Encryption has been used for thousands of years with a very complex history. Cryptography, the study of encryption, is derived from the Greek word kryptos, which means “secret”. One of the earliest known uses of encryption occurred around 2000 BC where the Egyptians carved hieroglyphs or complex pictograms into monuments. The use of the inscriptions were used back in ancient Egypt for religious purposes, but also to record historical events, write documents of importance and document calculations such as the depth of the Nile River throughout the year.
One of the oldest encryption devices from back in the 7th century was a Spartan scytale. The scytale was a tool used by the Spartan military to send private messages during military campaigns. The sender or encryptor would write the message on a strip of parchment which was then wound around a staff. The message was unreadable until the receiver, who would have an identical staff, would rewrap the parchment unveiling the message. This may seem like a breeze to decrypt the message today, but back then most of the people could not read or write.
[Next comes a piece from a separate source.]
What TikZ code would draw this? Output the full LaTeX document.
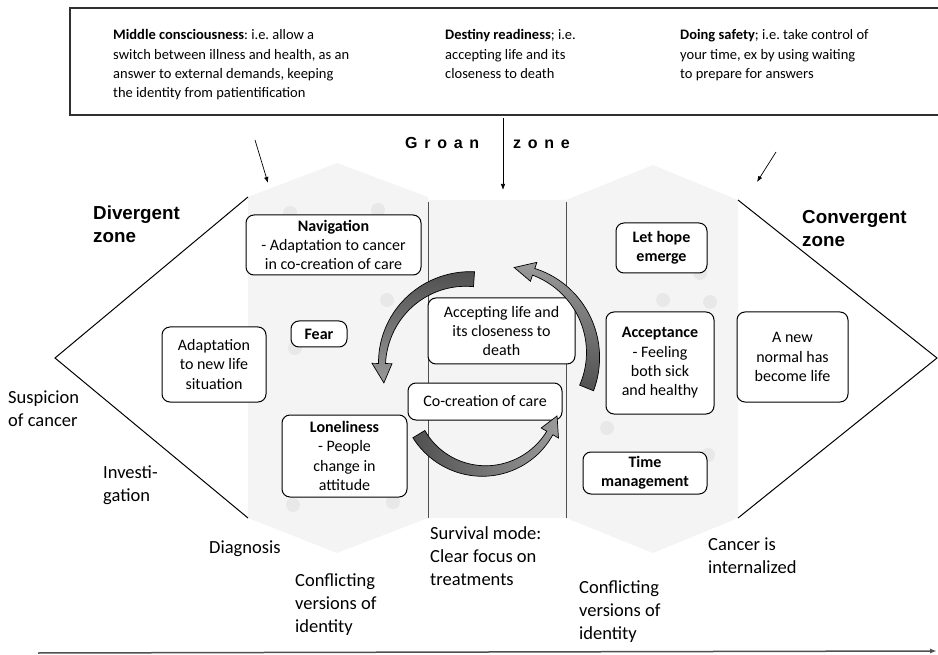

Modern day encryption has changed immensely since the early days. Today, we have computers that are capable of performing encryption for us. The use of computers is our primary form of cryptography since the human-readable encoding is too easy to decrypt. When backing up your data, encryption is important for security. Cloud encryption is a service offered by third party providers and encryption in use today is secure or “military-grade”. Most providers are able to encrypt data bfore it takes flight off-site.
Encryption is still as important today as it was thousands of years ago particularly when it comes to backing up your data, and especially if it will be stored in the cloud or with a third-party. Encryption is and will always be an ever-changing landscape.